The translation task is about framing. Consulting firms want to see:
- Analytical rigor: You identified a problem, structured an approach, gathered evidence, and drew a defensible conclusion
- Stakeholder management: You worked across levels, managed conflicting priorities, and got alignment on recommendations
- Structured communication: You synthesized complex information into clear, actionable presentations for senior audiences
- Impact orientation: Your work led to actual decisions, not just reports that went into a drawer
These elements are present in many professional roles — they just need to be surfaced explicitly.
The Skills and Languages Section
Consulting CVs include a brief skills section at the bottom that covers:
- Languages: Critical. Consulting is global. Conversational or fluent foreign language skills are a genuine differentiator for practices with geographic coverage
- Technical tools: Excel, PowerPoint (assumed), Python (increasingly valuable), SQL, Tableau or Power BI for data-heavy roles
- Domain certifications: CFA for financial advisory, PMP is occasionally listed but not valued highly at MBB, healthcare or legal qualifications for specialist practices
Keep this section brief — three to five lines. The skills section is not where you win the consulting CV screen; the bullets in your experience section are.
Big Four vs. MBB: Subtle but Important Differences
The advisory/consulting practices at Deloitte, PwC, EY, and KPMG are looking for many of the same signals as MBB, but with some important differences.
Big Four consulting generally:
- Places higher weight on industry depth and functional expertise than raw intellectual horsepower
- Hires at more varied educational backgrounds (a non-target school with strong experience is more viable at Deloitte Advisory than at McKinsey)
- Values implementation and execution experience alongside strategy
- Cares more about regulatory and compliance knowledge in relevant practice areas
If you are targeting Big Four advisory specifically, lean into domain expertise and implementation track record.
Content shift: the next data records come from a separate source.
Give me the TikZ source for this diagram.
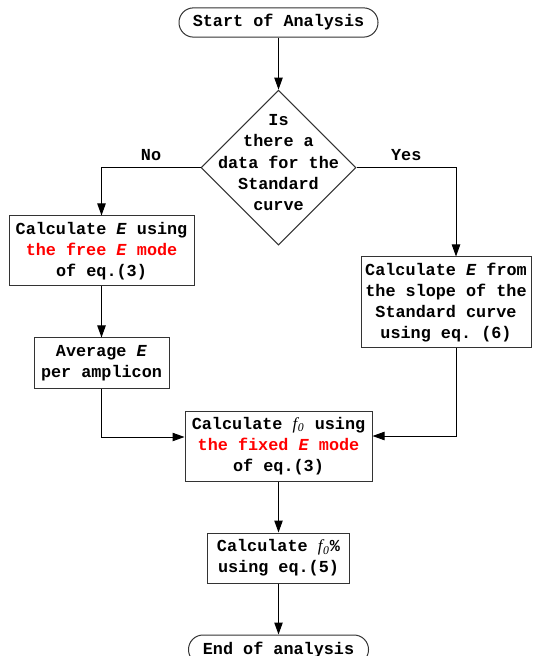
\documentclass[tikz,border=0pt]{standalone}
\usepackage{fontspec}
\setmonofont{Liberation Mono}
\newfontfamily\timesfont{Liberation Serif}
\usepackage{xcolor}
\usetikzlibrary{arrows.meta, positioning, shapes.geometric}

\newcommand{\EE}{\textit{E}}
\newcommand{\fzero}{{\timesfont\itshape\mdseries f\kern0.3pt\textsubscript{0}}}

\begin{document}
\begin{tikzpicture}[
  x=0.5pt, y=-0.5pt,
  font=\ttfamily\bfseries\fontsize{8.4}{10.6}\selectfont,
  box/.style={rectangle, draw=black!80, line width=0.5pt, align=center, inner sep=1pt},
  term/.style={rectangle, draw=black!80, line width=0.5pt, rounded corners=7.25pt,
               minimum height=14.5pt},
  decision/.style={diamond, draw=black!80, line width=0.5pt, minimum size=77.5pt, inner sep=0pt},
  arr/.style={-{Triangle[length=6pt, width=4.2pt]}, line width=0.5pt},
  node distance=25.5pt
]
\useasboundingbox (0,0) rectangle (533,656);

\node[term, minimum width=99.5pt] (start) at (278.5,22.5) {Start of Analysis};
\node[decision, below=26pt of start] (dec) {};
\node[align=center, yshift=2.5pt] (dectext) at (dec) {Is\\there a\\data for the\\Standard\\curve};

\node[box, minimum width=92.5pt, minimum height=35pt] (free) at (101.5,251)
      {Calculate \EE{} using\\\textcolor{red}{the free \EE{} mode}\\of eq.(3)};
\node[box, minimum width=67.5pt, minimum height=25pt] (avg) at (101.5,363)
      {Average \EE\\per amplicon};
\node[box, minimum width=85pt, minimum height=45.5pt] (slope) at (446,302.5)
      {Calculate \EE{} from\\the slope of the\\Standard curve\\using eq. (6)};
\node[box, minimum width=93.5pt, minimum height=35pt] (fixed) at (278.5,446)
      {Calculate \fzero{} using\\\textcolor{red}{the fixed \EE{} mode}\\of eq.(3)};
\node[box, minimum width=71pt, minimum height=25pt, below=of fixed] (pct)
      {Calculate \fzero\%\\using eq.(5)};
\node[term, minimum width=90pt, below=of pct] (end) {End of analysis};

\draw[arr] (start) -- (dec);
\draw[arr] (dec.west) -| node[above, pos=0.25] {No} (free.north);
\draw[arr] (dec.east) -| node[above, pos=0.25] {Yes} ([xshift=5pt]slope.north);
\draw[arr] (free) -- (avg);
\draw[arr] (avg.south) |- ([yshift=4.5pt]fixed.west);
\draw[arr] ([xshift=5pt]slope.south) |- ([yshift=5pt]fixed.east);
\draw[arr] (fixed) -- (pct);
\draw[arr] (pct) -- (end);
\end{tikzpicture}
\end{document}
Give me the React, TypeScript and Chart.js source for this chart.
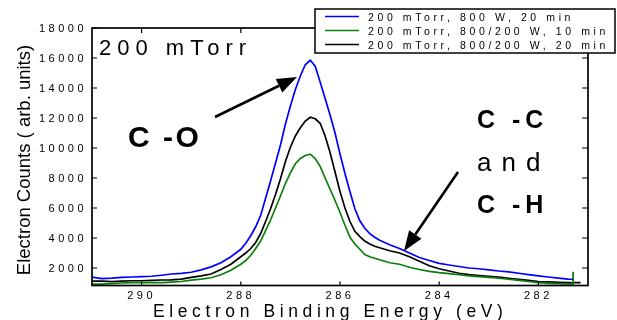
import React, { useEffect, useRef } from "react";
import { Chart, registerables } from "chart.js";

Chart.register(...registerables);

// ---- data ----
const energy = [
  291.0, 290.8, 290.6, 290.4, 290.2, 290.0, 289.8, 289.6, 289.4, 289.2,
  289.0, 288.8, 288.6, 288.4, 288.2, 288.0,
  287.9, 287.8, 287.7, 287.6, 287.5, 287.4, 287.3, 287.2, 287.1, 287.0,
  286.9, 286.8, 286.7, 286.6, 286.5, 286.4, 286.3, 286.2, 286.1, 286.0,
  285.9, 285.8, 285.7, 285.6, 285.5, 285.4, 285.3,
  285.2, 285.0, 284.8, 284.6, 284.4, 284.2, 284.0, 283.8, 283.6, 283.4,
  283.2, 283.0, 282.8, 282.6, 282.4, 282.2, 282.0, 281.8, 281.6, 281.4,
  281.3, 281.3, 281.2, 281.15,
];

const blue800W20 = [
  1400, 1300, 1330, 1380, 1400, 1420, 1450, 1520, 1600, 1640,
  1720, 1880, 2080, 2350, 2750, 3250,
  3650, 4150, 4750, 5500, 6650, 7800, 9000, 10200, 11600, 12800,
  13900, 14800, 15550, 15850, 15450, 14400, 13300, 12200, 11000, 9600,
  8300, 7100, 5950, 5150, 4650, 4290, 4050,
  3850, 3550, 3300, 3000, 2700, 2500, 2310, 2200, 2100, 2000,
  1950, 1880, 1800, 1740, 1650, 1560, 1480, 1400, 1330, 1260,
  1250, 1250, null, null,
];

const green800_200W10 = [
  930, 930, 960, 1000, 1020, 1020, 1020, 1030, 1060, 1100,
  1190, 1260, 1350, 1550, 1850, 2250,
  2500, 2850, 3300, 3800, 4500, 5200, 6000, 6800, 7650, 8350,
  8950, 9300, 9500, 9590, 9300, 8780, 8000, 7250, 6500, 5700,
  4850, 4050, 3600, 3250, 2900, 2750, 2650,
  2550, 2350, 2250, 2050, 1900, 1780, 1690, 1630, 1550, 1480,
  1430, 1380, 1320, 1250, 1180, 1100, 1030, 980, 950, 940,
  930, 1750, null, null,
];

const black800_200W20 = [
  1130, 1130, 1100, 1130, 1150, 1150, 1180, 1200, 1210, 1260,
  1380, 1480, 1600, 1900, 2250, 2750,
  3000, 3300, 3700, 4300, 5100, 5950, 6900, 7950, 9100, 10050,
  10800, 11350, 11800, 12050, 11950, 11650, 10800, 9700, 8400, 7100,
  6000, 5100, 4450, 4100, 3800, 3600, 3450,
  3350, 3150, 3000, 2750, 2450, 2150, 1950, 1800, 1650, 1560,
  1500, 1450, 1400, 1320, 1250, 1180, 1100, 1080, 1050, 1030,
  1020, 1020, 1020, 1020,
];

const seriesLabels = [
  "200 mTorr, 800 W, 20 min",
  "200 mTorr, 800/200 W, 10 min",
  "200 mTorr, 800/200 W, 20 min",
];
const seriesColors = ["#0000ff", "#0a800a", "#000000"];

const xTicks = [290, 288, 286, 284, 282];
const yTicks = [2000, 4000, 6000, 8000, 10000, 12000, 14000, 16000, 18000];

const xTitle = "Electron Binding Energy (eV)";
const yTitle = "Electron Counts ( arb. units)";
const panelLabel = "200 mTorr";
const coLabel = "C -O";
const ccLabel = "C -C";
const andLabel = "and";
const chLabel = "C -H";

const FONT = "'Liberation Sans', Arial, Helvetica, sans-serif";

function arrow(ctx: CanvasRenderingContext2D, x1: number, y1: number, x2: number, y2: number) {
  const ang = Math.atan2(y2 - y1, x2 - x1);
  const headLen = 20;
  const headW = 7.5;
  const bx = x2 - headLen * Math.cos(ang);
  const by = y2 - headLen * Math.sin(ang);
  ctx.beginPath();
  ctx.lineWidth = 2.6;
  ctx.moveTo(x1, y1);
  ctx.lineTo(bx, by);
  ctx.stroke();
  ctx.beginPath();
  ctx.moveTo(x2, y2);
  ctx.lineTo(bx + headW * Math.sin(ang), by - headW * Math.cos(ang));
  ctx.lineTo(bx - headW * Math.sin(ang), by + headW * Math.cos(ang));
  ctx.closePath();
  ctx.fill();
}

const decorPlugin = {
  id: "decor",
  afterDraw(chart: any) {
    const { ctx, chartArea: a, scales } = chart;
    const x = scales.x;
    const y = scales.y;
    ctx.save();
    ctx.strokeStyle = "#000";
    ctx.fillStyle = "#000";

    // frame
    ctx.lineWidth = 1.7;
    ctx.strokeRect(a.left, a.top, a.right - a.left, a.bottom - a.top);

    // inward ticks
    ctx.lineWidth = 1.2;
    ctx.beginPath();
    yTicks.forEach((v) => {
      const py = y.getPixelForValue(v);
      ctx.moveTo(a.left, py);
      ctx.lineTo(a.left + 5, py);
      ctx.moveTo(a.right, py);
      ctx.lineTo(a.right - 6, py);
    });
    xTicks.forEach((v) => {
      const px = x.getPixelForValue(v);
      ctx.moveTo(px, a.bottom);
      ctx.lineTo(px, a.bottom - 4);
      ctx.moveTo(px, a.top);
      ctx.lineTo(px, a.top + 5);
    });
    ctx.stroke();

    // tick labels
    ctx.font = `11px ${FONT}`;
    (ctx as any).letterSpacing = "3.5px";
    ctx.textBaseline = "alphabetic";
    ctx.textAlign = "right";
    yTicks.forEach((v) => {
      const py = y.getPixelForValue(v);
      ctx.fillText(String(v), a.left - 5, py + 4);
    });
    ctx.textAlign = "center";
    xTicks.forEach((v) => {
      const px = x.getPixelForValue(v);
      ctx.fillText(String(v), px, a.bottom + 13);
    });

    // x title
    ctx.font = `17.5px ${FONT}`;
    (ctx as any).letterSpacing = "4.6px";
    ctx.textAlign = "left";
    ctx.fillText(xTitle, 153, 317);

    // y title
    ctx.save();
    ctx.translate(29.5, 160);
    ctx.rotate(-Math.PI / 2);
    ctx.font = `18.5px ${FONT}`;
    (ctx as any).letterSpacing = "0px";
    ctx.textAlign = "center";
    ctx.fillText(yTitle, 0, 0);
    ctx.restore();

    // panel label
    ctx.font = `22px ${FONT}`;
    (ctx as any).letterSpacing = "6px";
    ctx.textAlign = "left";
    ctx.fillText(panelLabel, 99, 55);

    // C-O label
    ctx.font = `bold 30px ${FONT}`;
    (ctx as any).letterSpacing = "2.5px";
    ctx.fillText(coLabel, 128, 147);

    // C-C / and / C-H
    ctx.font = `bold 25px ${FONT}`;
    (ctx as any).letterSpacing = "5px";
    ctx.fillText(ccLabel, 477, 128);
    ctx.fillText(chLabel, 477, 213);
    ctx.font = `26px ${FONT}`;
    (ctx as any).letterSpacing = "10px";
    ctx.fillText(andLabel, 477, 171);
    (ctx as any).letterSpacing = "0px";

    // arrows
    arrow(ctx, 215, 117, 297, 77);
    arrow(ctx, 458, 172, 404, 251);

    // legend box
    const lx = 315, ly = 9, lw = 300, lh = 44;
    ctx.fillStyle = "#fff";
    ctx.fillRect(lx, ly, lw, lh);
    ctx.strokeStyle = "#000";
    ctx.lineWidth = 1.5;
    ctx.strokeRect(lx, ly, lw, lh);
    ctx.font = `10.5px ${FONT}`;
    (ctx as any).letterSpacing = "3.6px";
    ctx.textAlign = "left";
    seriesLabels.forEach((lab, i) => {
      const ry = 16.5 + i * 14;
      ctx.strokeStyle = seriesColors[i];
      ctx.lineWidth = 1.6;
      ctx.beginPath();
      ctx.moveTo(325, ry);
      ctx.lineTo(359, ry);
      ctx.stroke();
      ctx.fillStyle = "#000";
      ctx.fillText(lab, 368, ry + 4);
    });
    ctx.restore();
  },
};

export default function App() {
  const ref = useRef<HTMLCanvasElement | null>(null);
  useEffect(() => {
    if (!ref.current) return;
    const mk = (vals: (number | null)[]) =>
      energy.map((e, i) => ({ x: e, y: vals[i] }));
    const chart = new Chart(ref.current, {
      type: "line",
      data: {
        datasets: [
          { label: seriesLabels[0], data: mk(blue800W20), borderColor: seriesColors[0] },
          { label: seriesLabels[1], data: mk(green800_200W10), borderColor: seriesColors[1] },
          { label: seriesLabels[2], data: mk(black800_200W20), borderColor: seriesColors[2] },
        ].map((d) => ({ ...d, borderWidth: 1.7, pointRadius: 0, tension: 0, fill: false, spanGaps: false })) as any,
      },
      options: {
        animation: false,
        responsive: true,
        maintainAspectRatio: false,
        layout: { padding: { left: 92, top: 28, right: 29, bottom: 34.5 } },
        plugins: { legend: { display: false }, tooltip: { enabled: false } },
        scales: {
          x: { type: "linear", reverse: true, min: 281, max: 291, display: false },
          y: { type: "linear", min: 835, max: 18000, display: false },
        },
      },
      plugins: [decorPlugin],
    });
    return () => chart.destroy();
  }, []);
  return (
    <div style={{ position: "fixed", left: 0, top: 0, width: 617, height: 320, background: "#fff" }}>
      <canvas ref={ref} />
    </div>
  );
}
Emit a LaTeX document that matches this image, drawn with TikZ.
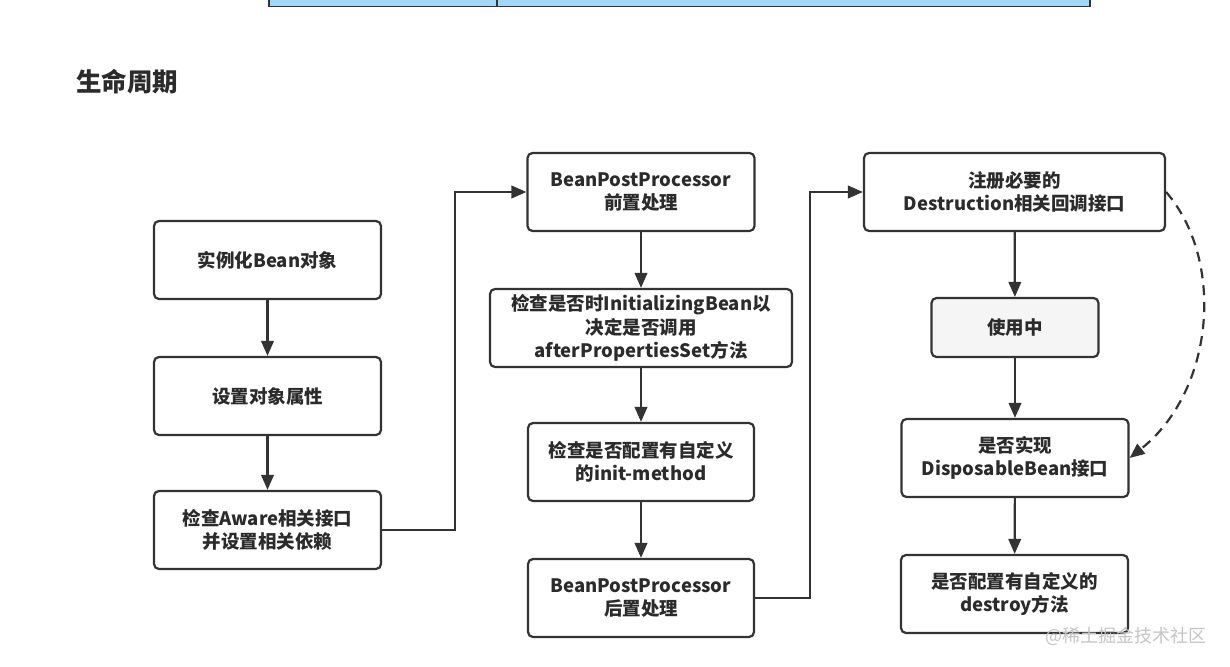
\documentclass[tikz,border=0pt]{standalone}
\usepackage{fontspec}
\newfontfamily\cjk{Noto Sans CJK SC}
\usetikzlibrary{arrows.meta}
\definecolor{ln}{HTML}{333333}
\definecolor{txt}{HTML}{2B2B2B}
\definecolor{barblue}{HTML}{A3D6FB}
\definecolor{usefill}{HTML}{F5F5F5}
\definecolor{wm}{HTML}{C4C4C4}
\begin{document}
\begin{tikzpicture}[x=1pt,y=-1pt,
  box/.style={draw=ln, line width=2.2pt, rounded corners=5pt, fill=white, align=center,
    font=\cjk\bfseries\fontsize{18.5}{23.5}\selectfont, text=txt, inner sep=0pt,
    minimum width=227pt, minimum height=78pt},
  arr/.style={draw=ln, line width=2.2pt, -{Triangle[length=15pt,width=12.5pt]}},
  darr/.style={arr, dash pattern=on 10pt off 7pt}]
\useasboundingbox (0,0) rectangle (1230,666);
% top cropped table bar
\draw[fill=barblue, draw=ln, line width=1.6pt] (269,-5) rectangle (1090,6.5);
\draw[ln, line width=1.6pt] (497,-5) -- (497,6.5);
% title
\node[anchor=west, font=\cjk\bfseries\fontsize{25.5}{25.5}\selectfont, text=txt, inner sep=0pt] (title) at (76,82) {生命周期};
% column 1
\node[box] (b1) at (267.5,260) {实例化Bean对象};
\node[box] (b2) at (267.5,396) {设置对象属性};
\node[box] (b3) at (267.5,530) {检查Aware相关接口\\并设置相关依赖};
% column 2
\node[box] (b4) at (641,192) {BeanPostProcessor\\前置处理};
\node[box, minimum width=302pt] (b5) at (641,328) {检查是否时InitializingBean以\\决定是否调用\\afterPropertiesSet方法};
\node[box, minimum width=226pt] (b6) at (641,462) {检查是否配置有自定义\\的init-method};
\node[box, minimum width=226pt] (b7) at (641,598) {BeanPostProcessor\\后置处理};
% column 3
\node[box, minimum width=301pt] (b8) at (1014.5,192) {注册必要的\\Destruction相关回调接口};
\node[box, minimum width=167pt, minimum height=59pt, fill=usefill] (b9) at (1015,327.5) {使用中};
\node[box] (b10) at (1015,458) {是否实现\\DisposableBean接口};
\node[box] (b11) at (1014.5,594) {是否配置有自定义的\\destroy方法};
% watermark
\node[anchor=west, font=\cjk\fontsize{18}{18}\selectfont, text=wm, inner sep=0pt] (wmk) at (1045,636) {@稀土掘金技术社区};
% connectors
\coordinate (j1) at (455,0);
\coordinate (j2) at (810,0);
\draw[arr] (b1) -- (b2);
\draw[arr] (b2) -- (b3);
\draw[arr] (b3.east) -- (b3.east -| j1) |- (b4.west);
\draw[arr] (b4) -- (b5);
\draw[arr] (b5) -- (b6);
\draw[arr] (b6) -- (b7);
\draw[arr] (b7.east) -- (b7.east -| j2) |- (b8.west);
\draw[arr] (b8) -- (b9);
\draw[arr] (b9) -- (b10);
\draw[arr] (b10) -- (b11);
\draw[darr] (b8.east) .. controls (1225,260) and (1215,390) .. (b10.east);
\end{tikzpicture}
\end{document}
If you are targeting MBB, the intellectual horsepower signals and structured thinking evidence are paramount.
What the Cover Letter Adds
For consulting, the cover letter serves a specific purpose: to explain why this firm rather than its direct competitors, and to demonstrate that you understand what the firm does and how it operates.
Do not write a consulting cover letter that could be sent to any firm. The reader knows. "I am passionate about solving complex business problems" is a sentence that means nothing. "I am drawn specifically to McKinsey's work in global health systems strengthening, and to the public sector practice's integration of commercial rigor with social impact — an approach I have been working to apply in my own role at the World Health Organization" is a sentence that means something.
Know the firm's practice areas. Know a recent piece of thought leadership they have published. Connect it to something specific in your own background.

Tailoring for Each Firm and Each Office
Consulting firms have different cultures, different practice strengths, and different hiring priorities by office. McKinsey's Johannesburg office and McKinsey's Seoul office look for different things. BCG's Operations practice and BCG's Digital Ventures team have different skill profiles.
The CV tailoring for consulting is subtle but real. If you are applying to a specific practice group, surface your most relevant domain experience in that area. If you are applying to a specific office in a specific geography, be explicit about why you are located there or why you want to be.
Tools like NextCV help you parse what each specific job description or practice area posting is emphasizing, and adjust your CV accordingly without having to rewrite from scratch for every application. In a process where you may be applying to multiple firms and multiple practice areas simultaneously, that efficiency matters.
The consulting CV is ultimately a piece of structured writing that proves you can do structured writing. Get the format right, load the bullets with quantified impact, and make every word earn its place.